__SHORT EXERCISE__
Leaving out every picture, quote the data below exactly as it appears.

__STORED DATA__

☆ ☆ ☆ ☆

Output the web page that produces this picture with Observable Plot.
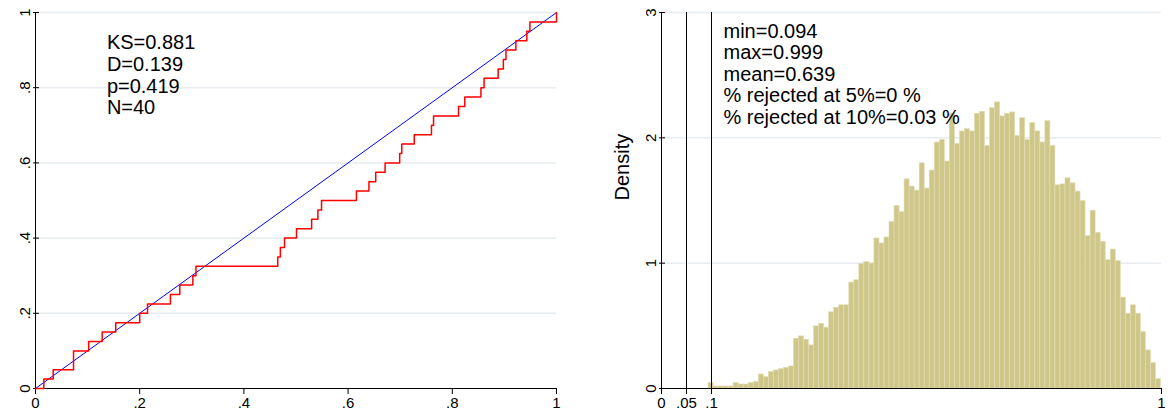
<!DOCTYPE html>
<html>
<head>
<meta charset="utf-8">
<script src="https://cdn.jsdelivr.net/npm/d3@7"></script>
<script src="https://cdn.jsdelivr.net/npm/@observablehq/plot@0.6"></script>
<style>
  body { margin: 0; background: #fff; font-family: "Liberation Sans", Arial, sans-serif; }
  #wrap { display: flex; width: 1171px; height: 417px; }
</style>
</head>
<body>
<div id="wrap"><div id="left"></div><div id="right"></div></div>
<script>
// p-values sorted (ECDF jumps), 40 obs
const pvals = [0.016, 0.034, 0.073, 0.073, 0.102, 0.128, 0.154, 0.200, 0.215, 0.259,
  0.277, 0.302, 0.308, 0.465, 0.470, 0.478, 0.501, 0.530, 0.542, 0.549,
  0.616, 0.640, 0.653, 0.671, 0.699, 0.703, 0.727, 0.760, 0.764, 0.812,
  0.824, 0.855, 0.861, 0.888, 0.898, 0.903, 0.922, 0.943, 0.949, 1.000];
const statsLeft = ["KS=0.881", "D=0.139", "p=0.419", "N=40"];

// histogram of simulated p-values (density per bin)
const histMin = 0.094, histMax = 0.999;
const density = [0.043, 0.016, 0.016, 0.016, 0.016, 0.043, 0.032, 0.032, 0.043, 0.053,
  0.112, 0.091, 0.133, 0.144, 0.155, 0.165, 0.176, 0.397, 0.416, 0.389,
  0.344, 0.496, 0.517, 0.485, 0.608, 0.645, 0.664, 0.664, 0.845, 0.864,
  0.992, 1.008, 0.997, 1.197, 1.157, 1.205, 1.328, 1.456, 1.408, 1.669,
  1.611, 1.579, 1.797, 1.595, 1.739, 1.963, 1.984, 1.811, 2.192, 1.952,
  2.051, 2.069, 2.051, 2.192, 2.208, 1.936, 2.237, 2.283, 2.171, 2.192,
  2.203, 2.016, 2.157, 1.984, 2.117, 2.051, 1.963, 2.133, 1.936, 1.621,
  1.629, 1.677, 1.637, 1.571, 1.496, 1.216, 1.419, 1.243, 1.171, 1.024,
  1.109, 1.016, 0.725, 0.597, 0.664, 0.597, 0.451, 0.304, 0.203, 0.075];
const statsRight = ["min=0.094", "max=0.999", "mean=0.639", "% rejected at 5%=0 %", "% rejected at 10%=0.03 %"];
const critLines = [0.05, 0.1];

const ecdf = [{x: 0, y: 0}, ...pvals.map((v, i) => ({x: v, y: (i + 1) / pvals.length}))];
const binW = (histMax - histMin) / density.length;
const bins = density.map((d, i) => ({x1: histMin + i * binW, x2: histMin + (i + 1) * binW, y: d}));

const fmt = d => d === 0 ? "0" : d === 1 ? "1" : String(d).replace(/^0/, "");
const gridColor = "#e6ecf0";

const left = Plot.plot({
  width: 585, height: 417,
  marginLeft: 35, marginRight: 29, marginTop: 12, marginBottom: 29,
  style: {fontFamily: "Liberation Sans, Arial", fontSize: "14px", color: "#000"},
  x: {domain: [0, 1]},
  y: {domain: [0, 1]},
  marks: [
    Plot.ruleY([0.2, 0.4, 0.6, 0.8, 1], {stroke: gridColor, strokeWidth: 1.5}),
    Plot.axisX({ticks: [0, 0.2, 0.4, 0.6, 0.8, 1], tickFormat: fmt, label: null, tickSize: 6, fontSize: 15}),
    Plot.axisY({ticks: [0, 0.2, 0.4, 0.6, 0.8, 1], tickFormat: fmt, label: null, tickSize: 6, tickRotate: -90, fontSize: 15, tickPadding: 4, dx: 4}),
    Plot.ruleX([0], {stroke: "#000"}),
    Plot.ruleY([0], {stroke: "#000"}),
    Plot.line([{x: 0, y: 0}, {x: 1, y: 1}], {x: "x", y: "y", stroke: "blue", strokeWidth: 1}),
    Plot.line(ecdf, {x: "x", y: "y", curve: "step-after", stroke: "red", strokeWidth: 1.5}),
    Plot.text(statsLeft, {x: 0.137, y: (d, i) => 0.92 - i * 0.058, text: d => d, textAnchor: "start", fontSize: 20, fill: "#000"})
  ]
});

const right = Plot.plot({
  width: 586, height: 417,
  marginLeft: 76, marginRight: 10, marginTop: 12, marginBottom: 29,
  style: {fontFamily: "Liberation Sans, Arial", fontSize: "14px", color: "#000"},
  x: {domain: [0, 1]},
  y: {domain: [0, 3]},
  marks: [
    Plot.ruleY([1, 2, 3], {stroke: gridColor, strokeWidth: 1.5}),
    Plot.rectY(bins, {x1: "x1", x2: "x2", y: "y", fill: "#cfc78a", stroke: "#e2ddb4", strokeWidth: 0.6}),
    Plot.axisX({ticks: [0, 0.05, 0.1, 1], tickFormat: fmt, label: null, tickSize: 6, fontSize: 15}),
    Plot.axisY({ticks: [0, 1, 2, 3], tickFormat: d => String(d), label: null, tickSize: 6, tickRotate: -90, fontSize: 15, tickPadding: 4, dx: 4}),
    Plot.text(["Density"], {frameAnchor: "left", dx: -39, rotate: -90, fontSize: 20, fill: "#000"}),
    Plot.ruleX([0], {stroke: "#000"}),
    Plot.ruleY([0], {stroke: "#000"}),
    Plot.ruleX(critLines, {stroke: "#000", strokeWidth: 1}),
    Plot.text(statsRight, {x: 0.124, y: (d, i) => 2.85 - i * 0.172, text: d => d, textAnchor: "start", fontSize: 20, fill: "#000"})
  ]
});

document.getElementById("left").append(left);
document.getElementById("right").append(right);
</script>
</body>
</html>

☆ ☆ ☆ ☆

__RESPONSE BELOW__
Output the web page that produces this picture with Observable Plot.
<!DOCTYPE html>
<html>
<head>
<meta charset="utf-8">
<script src="https://cdn.jsdelivr.net/npm/d3@7"></script>
<script src="https://cdn.jsdelivr.net/npm/@observablehq/plot@0.6"></script>
<style>
  body { margin: 0; background: #fff; font-family: "Liberation Sans", Arial, sans-serif; }
  #wrap { display: flex; width: 1171px; height: 417px; }
</style>
</head>
<body>
<div id="wrap"><div id="left"></div><div id="right"></div></div>
<script>
// p-values sorted (ECDF jumps), 40 obs
const pvals = [0.016, 0.034, 0.073, 0.073, 0.102, 0.128, 0.154, 0.200, 0.215, 0.259,
  0.277, 0.302, 0.308, 0.465, 0.470, 0.478, 0.501, 0.530, 0.542, 0.549,
  0.616, 0.640, 0.653, 0.671, 0.699, 0.703, 0.727, 0.760, 0.764, 0.812,
  0.824, 0.855, 0.861, 0.888, 0.898, 0.903, 0.922, 0.943, 0.949, 1.000];
const statsLeft = ["KS=0.881", "D=0.139", "p=0.419", "N=40"];

// histogram of simulated p-values (density per bin)
const histMin = 0.094, histMax = 0.999;
const density = [0.043, 0.016, 0.016, 0.016, 0.016, 0.043, 0.032, 0.032, 0.043, 0.053,
  0.112, 0.091, 0.133, 0.144, 0.155, 0.165, 0.176, 0.397, 0.416, 0.389,
  0.344, 0.496, 0.517, 0.485, 0.608, 0.645, 0.664, 0.664, 0.845, 0.864,
  0.992, 1.008, 0.997, 1.197, 1.157, 1.205, 1.328, 1.456, 1.408, 1.669,
  1.611, 1.579, 1.797, 1.595, 1.739, 1.963, 1.984, 1.811, 2.192, 1.952,
  2.051, 2.069, 2.051, 2.192, 2.208, 1.936, 2.237, 2.283, 2.171, 2.192,
  2.203, 2.016, 2.157, 1.984, 2.117, 2.051, 1.963, 2.133, 1.936, 1.621,
  1.629, 1.677, 1.637, 1.571, 1.496, 1.216, 1.419, 1.243, 1.171, 1.024,
  1.109, 1.016, 0.725, 0.597, 0.664, 0.597, 0.451, 0.304, 0.203, 0.075];
const statsRight = ["min=0.094", "max=0.999", "mean=0.639", "% rejected at 5%=0 %", "% rejected at 10%=0.03 %"];
const critLines = [0.05, 0.1];

const ecdf = [{x: 0, y: 0}, ...pvals.map((v, i) => ({x: v, y: (i + 1) / pvals.length}))];
const binW = (histMax - histMin) / density.length;
const bins = density.map((d, i) => ({x1: histMin + i * binW, x2: histMin + (i + 1) * binW, y: d}));

const fmt = d => d === 0 ? "0" : d === 1 ? "1" : String(d).replace(/^0/, "");
const gridColor = "#e6ecf0";

const left = Plot.plot({
  width: 585, height: 417,
  marginLeft: 35, marginRight: 29, marginTop: 12, marginBottom: 29,
  style: {fontFamily: "Liberation Sans, Arial", fontSize: "14px", color: "#000"},
  x: {domain: [0, 1]},
  y: {domain: [0, 1]},
  marks: [
    Plot.ruleY([0.2, 0.4, 0.6, 0.8, 1], {stroke: gridColor, strokeWidth: 1.5}),
    Plot.axisX({ticks: [0, 0.2, 0.4, 0.6, 0.8, 1], tickFormat: fmt, label: null, tickSize: 6, fontSize: 15}),
    Plot.axisY({ticks: [0, 0.2, 0.4, 0.6, 0.8, 1], tickFormat: fmt, label: null, tickSize: 6, tickRotate: -90, fontSize: 15, tickPadding: 4, dx: 4}),
    Plot.ruleX([0], {stroke: "#000"}),
    Plot.ruleY([0], {stroke: "#000"}),
    Plot.line([{x: 0, y: 0}, {x: 1, y: 1}], {x: "x", y: "y", stroke: "blue", strokeWidth: 1}),
    Plot.line(ecdf, {x: "x", y: "y", curve: "step-after", stroke: "red", strokeWidth: 1.5}),
    Plot.text(statsLeft, {x: 0.137, y: (d, i) => 0.92 - i * 0.058, text: d => d, textAnchor: "start", fontSize: 20, fill: "#000"})
  ]
});

const right = Plot.plot({
  width: 586, height: 417,
  marginLeft: 76, marginRight: 10, marginTop: 12, marginBottom: 29,
  style: {fontFamily: "Liberation Sans, Arial", fontSize: "14px", color: "#000"},
  x: {domain: [0, 1]},
  y: {domain: [0, 3]},
  marks: [
    Plot.ruleY([1, 2, 3], {stroke: gridColor, strokeWidth: 1.5}),
    Plot.rectY(bins, {x1: "x1", x2: "x2", y: "y", fill: "#cfc78a", stroke: "#e2ddb4", strokeWidth: 0.6}),
    Plot.axisX({ticks: [0, 0.05, 0.1, 1], tickFormat: fmt, label: null, tickSize: 6, fontSize: 15}),
    Plot.axisY({ticks: [0, 1, 2, 3], tickFormat: d => String(d), label: null, tickSize: 6, tickRotate: -90, fontSize: 15, tickPadding: 4, dx: 4}),
    Plot.text(["Density"], {frameAnchor: "left", dx: -39, rotate: -90, fontSize: 20, fill: "#000"}),
    Plot.ruleX([0], {stroke: "#000"}),
    Plot.ruleY([0], {stroke: "#000"}),
    Plot.ruleX(critLines, {stroke: "#000", strokeWidth: 1}),
    Plot.text(statsRight, {x: 0.124, y: (d, i) => 2.85 - i * 0.172, text: d => d, textAnchor: "start", fontSize: 20, fill: "#000"})
  ]
});

document.getElementById("left").append(left);
document.getElementById("right").append(right);
</script>
</body>
</html>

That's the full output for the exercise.